Henry Ford, the founder of the Ford Motor Company, is quoted as favouring a just-in-time inventory nearly a century ago.

“We have found in buying materials that it is not worthwhile to buy for other than immediate needs. We buy only enough to fit into the plan of production, taking into consideration the state of transportation at the time,” he is quoted as saying.

“If transportation were perfect and an even flow of materials could be assured, it would not be necessary to carry any stock whatsoever. The carloads of raw materials would arrive on schedule and in the planned order and amounts, and go from the railway cars into production. That would save a great deal of money, for it would give a very rapid turnover and thus decrease the amount of money tied up in materials.”

For many companies, this still holds.

Andrew Muriungi, the founder and chief executive of Rhino Mabati, says the decision between mass production, which could be considered a “push” system and in which the company forecasts demand, prepares a production schedule, and then orders inputs to begin the production process, and just-in-time production might depend on the goods one is producing, and how likely it is that customers can forego them. It is also pegged on the markets one is targeting.

His company, Rhino Mabati, makes roofing sheets, which have to await orders by clients because every sheet has to be made according to the specification of the customer.

“Whenever you have to customise, you make the customers have a special connection with the product. They own the product more, and form an emotional attachment with it in such a way that they could even be better lifetime customers,” he says.

However, he adds, the distribution model that a business is using also determines the method of production that they will prefer.

“If you are dealing with distributors, you have to make mass productions so that they have the product in stock for the customers that they are serving,” says Muriungi.

“However, when you are dealing directly with the customer, you await their order and ship the goods according to their specifications and needs.”

Muriungi states that companies may choose to go for just-in-time production to make sure that every time they are tasked with production, they can be certain that they will be making a sale, thus profit, that will keep the business running.

It is also a cost-efficient method of production. Companies that do so could do away with space they do not need, such as for storage, and consequently cut on overloads.

“It could be disastrous if a company has financial constraints and there is a stock that is yet to be disposed of because there is little demand for goods already manufactured.

“You could produce and then within the time a good number remains in the warehouse, or the shelves, the shilling is still depreciating against the dollar,” he says.

In this case, when the sale eventually happens,  one will have made a smaller than the anticipated profit margin, or even a loss.

Shortage of raw materials, which has hit many sectors during the pandemic, also causes a reduction in production, which could trigger increased demand.

This ramps up the prices of goods and one could feel that all the goods and services that a manufacturer at that point releases will be sold, albeit for the increased prices.

But where the product is not a basic need, many may hold back on spending, anticipating drops in costs of goods.

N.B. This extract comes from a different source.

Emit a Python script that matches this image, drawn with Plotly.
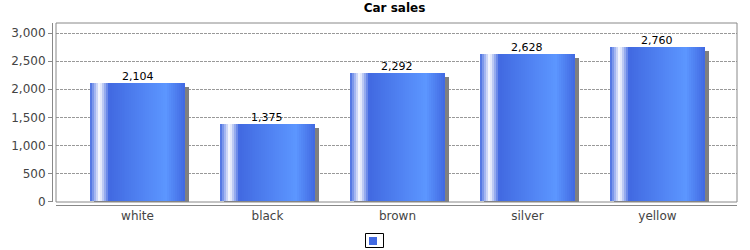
import plotly.graph_objects as go

categories = ["white", "black", "brown", "silver", "yellow"]
sales = [2104, 1375, 2292, 2628, 2760]
value_labels = ["2,104", "1,375", "2,292", "2,628", "2,760"]
y_ticks = [0, 500, 1000, 1500, 2000, 2500, 3000]

W, H = 750, 250
ML, MR, MT, MB = 52, 13, 23, 45
PW, PH = W - ML - MR, H - MT - MB

XMIN, XMAX = -0.627, 4.612
YMIN, YMAX = -9, 3180
BAR_W = 0.731
px_per_x = (737 - 56) / (XMAX - XMIN)
px_per_y = 179 / (YMAX - YMIN)
SH_DX = 4 / px_per_x
SH_DY = 4 / px_per_y

base = (65, 105, 225)
bright = (92, 150, 255)
white = (255, 255, 255)


def lerp(c0, c1, t):
    return tuple(round(a + (b - a) * t) for a, b in zip(c0, c1))


def grad(t):
    if t < 0.10:
        return lerp(base, white, t / 0.10)
    if t < 0.20:
        return lerp(white, base, (t - 0.10) / 0.10)
    if t < 0.80:
        return lerp(base, bright, (t - 0.20) / 0.60)
    return lerp(bright, base, (t - 0.80) / 0.20)


N = 48
sw = BAR_W / N

fig = go.Figure()

# shadows
fig.add_trace(go.Bar(
    x=[i + SH_DX for i in range(len(categories))],
    y=[v - SH_DY - YMIN for v in sales],
    base=YMIN,
    width=BAR_W,
    marker=dict(color="#808080", line=dict(width=0)),
    showlegend=False, hoverinfo="skip",
))

# gradient strips
xs, ys, cols = [], [], []
for i, v in enumerate(sales):
    for k in range(N):
        t = (k + 0.5) / N
        xs.append(i - BAR_W / 2 + (k + 0.5) * sw)
        ys.append(v)
        c = grad(t)
        cols.append(f"rgb({c[0]},{c[1]},{c[2]})")
fig.add_trace(go.Bar(
    x=xs, y=ys, width=sw * 1.15,
    marker=dict(color=cols, line=dict(width=0)),
    showlegend=False, hoverinfo="skip",
))

# value labels
annotations = [
    dict(x=i, y=v, xref="x", yref="y", text=lbl, showarrow=False,
         yanchor="bottom", yshift=-2,
         font=dict(family="DejaVu Sans", size=11, color="#000"))
    for i, (v, lbl) in enumerate(zip(sales, value_labels))
]

x0d = (56 - ML) / PW
y0d = (205 - 202) / PH

fig.update_layout(
    width=W, height=H,
    margin=dict(l=ML, r=MR, t=MT, b=MB),
    paper_bgcolor="white", plot_bgcolor="white",
    barmode="overlay", bargap=0,
    title=dict(text="<b>Car sales</b>", x=0.5, xref="paper", xanchor="center",
               y=1 - 8 / H, yref="container", yanchor="middle",
               font=dict(family="DejaVu Sans", size=12, color="#000")),
    font=dict(family="DejaVu Sans", size=12, color="#444"),
    xaxis=dict(
        domain=[x0d, 1], range=[XMIN, XMAX],
        tickvals=list(range(len(categories))), ticktext=categories,
        showgrid=False, zeroline=False, ticks="",
        showline=True, linecolor="#888", linewidth=1,
        anchor="free", position=0,
        tickfont=dict(family="DejaVu Sans", size=12, color="#444"),
    ),
    yaxis=dict(
        domain=[y0d, 1], range=[YMIN, YMAX],
        tickvals=y_ticks, tickformat=",d",
        showgrid=True, gridcolor="#999", gridwidth=1, griddash="3px,1px",
        zeroline=False, ticks="outside", ticklen=4, tickcolor="#888",
        showline=True, linecolor="#888", linewidth=1,
        anchor="free", position=0,
        tickfont=dict(family="DejaVu Sans", size=12, color="#444"),
    ),
    showlegend=False,
    annotations=annotations,
)


def px_x(p):
    return (p - ML) / PW


def px_y(p):
    return (H - MB - p) / PH


shapes = [
    # plot border
    dict(type="rect", xref="paper", yref="paper",
         x0=x0d, x1=1, y0=y0d, y1=1,
         line=dict(color="#888", width=1), fillcolor="rgba(0,0,0,0)", layer="above"),
    # legend box
    dict(type="rect", xref="paper", yref="paper",
         x0=px_x(365.5), x1=px_x(383.5), y0=px_y(247.5), y1=px_y(233.5),
         line=dict(color="#000", width=1), fillcolor="white"),
    dict(type="rect", xref="paper", yref="paper",
         x0=px_x(369), x1=px_x(377), y0=px_y(245), y1=px_y(237),
         line=dict(width=0), fillcolor="rgb(65,105,225)"),
]
fig.update_layout(shapes=shapes)

fig.write_html("out.html")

Changes in tastes and preferences are also likely to change estimates that a manufacturer had made, and where a product has an easy substitute in the market, customers may seek solace there as they await price stabilisation.

In such times, manufacturers opt for just-in-time manufacturing.

Shortage of staff, which slows down production, also leads to a preference for just-in-time manufacturing.

Companies that produce easily perishable goods will also want to produce just what will be consumed immediately to prevent losses due to goods that get damaged easy.

Lower stock holding also means a reduction in storage space which saves rent and insurance costs.